The end of the talk was disappointing: Holdengräber asked about the role of the Internet in changing research and the role of libraries in the age of the Internet, Eco offered platitudes long familiar to New York Review of Books readers, and, besides, no one really knows what’s going to happen over time.
I haven’t deeply discussed The Prague Cemetery in this post because he didn’t speak much about it. In addition, I’m about halfway through the novel and continue to dislike it—not because of its protagonist, a man as close to wicked, evil deception (as opposed to the humorous kind Eco practices) as Eco can probably make, but because of is narrative structure. The novel is divided between three major narratives, two of which may be multiple personalities from the same person, and much of it is told in diary form. It’s hard to track who is doing what and why he’s doing it.
Narrative games are a long-standing interest of Eco’s; to return to Reflections on the Name of the Rose:
Another problem: the encasement of the voices, or, rather, of the narrative points of view. I knew that I was narrative a story with the words of another person, having declared in the preface that this person’s words had been filtered through at least two other narrative points of view, that of Mabillon and that of the Abbé Vallet, even if they had supposedly operated only as philologists (but who believes that?). The problem arose again, however, within Adso’s first-person narration. Adso, at the age of eighty, is telling about what he saw at the age of eighteen. Who is speaking, the eighteen-year-old Adso or the eighty-year-old? Both, obviously; and this is deliberate. The trick was to make the old Adso constantly present as he ponders what he remembers having seen and felt as the young Adso.

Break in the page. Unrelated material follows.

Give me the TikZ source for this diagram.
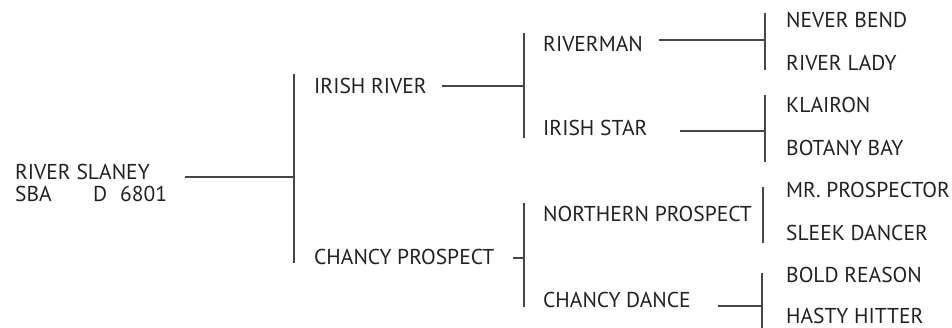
\documentclass[tikz,border=0pt]{standalone}
\usepackage{fontspec}
\setmainfont{PT Sans}
\definecolor{ink}{HTML}{222222}
\definecolor{rule}{HTML}{474747}
\begin{document}
\begin{tikzpicture}[x=1pt,y=-1pt,
  lbl/.style={anchor=base west,inner sep=0pt,text=ink,font=\fontsize{21.5}{22}\selectfont},
  conn/.style={draw=rule,line width=1.3pt}]
\useasboundingbox (0,0) rectangle (952,328);
% generation 0
\node[lbl,align=left] (rs) at (15,202) {RIVER SLANEY\\\makebox[78pt][l]{SBA}\makebox[27pt][l]{D}6801};
% generation 1
\node[lbl] (ir) at (314,93.5) {IRISH RIVER};
\node[lbl] (cp) at (314,265) {CHANCY PROSPECT};
% generation 2
\node[lbl] (rm) at (543,51.5) {RIVERMAN};
\node[lbl] (is) at (543,136) {IRISH STAR};
\node[lbl] (np) at (543,222) {NORTHERN PROSPECT};
\node[lbl] (cd) at (543,308) {CHANCY DANCE};
% generation 3
\node[lbl] (nb) at (786,28) {NEVER BEND};
\node[lbl] (rl) at (786,70.5) {RIVER LADY};
\node[lbl] (kl) at (786,113) {KLAIRON};
\node[lbl] (bb) at (786,155.5) {BOTANY BAY};
\node[lbl] (mp) at (786,198) {MR. PROSPECTOR};
\node[lbl] (sd) at (786,240.5) {SLEEK DANCER};
\node[lbl] (br) at (786,283) {BOLD REASON};
\node[lbl] (hh) at (786,323.5) {HASTY HITTER};
% bracket coordinates
\coordinate (b1t) at (294,74);   \coordinate (b1b) at (294,263);  \coordinate (b1m) at (294,177);
\coordinate (b2t) at (524,33);   \coordinate (b2b) at (524,138);  \coordinate (b2m) at (524,86);
\coordinate (b3t) at (524,203);  \coordinate (b3b) at (524,307);  \coordinate (b3m) at (524,258);
\coordinate (b4t) at (765,13);   \coordinate (b4b) at (765,70);   \coordinate (b4m) at (765,40);
\coordinate (b5t) at (765,95);   \coordinate (b5b) at (765,162);  \coordinate (b5m) at (765,131);
\coordinate (b6t) at (763,187);  \coordinate (b6b) at (763,243);
\coordinate (b7t) at (762,273);  \coordinate (b7b) at (762,328);  \coordinate (b7m) at (762,306);
% connector starts
\coordinate (rsL) at (185,177);
\coordinate (irL) at (442,86);
\coordinate (cpL) at (513,258);
\coordinate (rmL) at (659,40);
\coordinate (isL) at (680,131);
\coordinate (cdL) at (718,306);
% brackets
\foreach \b in {1,...,7} {\draw[conn] (b\b t) -- (b\b b);}
% connectors
\draw[conn] (rsL) -- (b1m);
\draw[conn] (irL) -- (b2m);
\draw[conn] (cpL) -- (b3m);
\draw[conn] (rmL) -- (b4m);
\draw[conn] (isL) -- (b5m);
\draw[conn] (cdL) -- (b7m);
\end{tikzpicture}
\end{document}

But “the encasement of the voices” is easily followed in The Name of the Rose, and the various voices in Foucault’s Pendulum are anchored by Casaubon. One can follow what someone is doing and, more or less, why they are doing it. That’s not especially true in The Prague Cemetery, where the protagonist, Simonini is mostly writing a “diary,” while other voices track what he’s doing.
Does this sound confusing? I’ve reread the last couple paragraphs a couple times and find no way to simplify my explanation. The novel begins to feel more like an exploration of narrative games, along the lines of late Henry James, Herman Hesse, or Philip K. Dick, and less like a story. In Reflections, Eco writes that “Unquestionably, the modern novel has sought to diminish the amusement resulting from the plot in order to enhance other kinds of amusement. As a great admirer of Aristotle’s Poetics, I have always thought that, no matter what, a novel must also—especially—amuse through its plot.” Maybe he is no longer convinced “a novel must also [. . .] amuse through its plot,” or he has expanded his definition of “amuse,” or Eco has changed his mind, as he has about the need for a novel to come from a seminal image.
I keep reading Eco because I hope for a novel as powerful as The Name of the Rose or Foucault’s Pendulum. I hope to get one.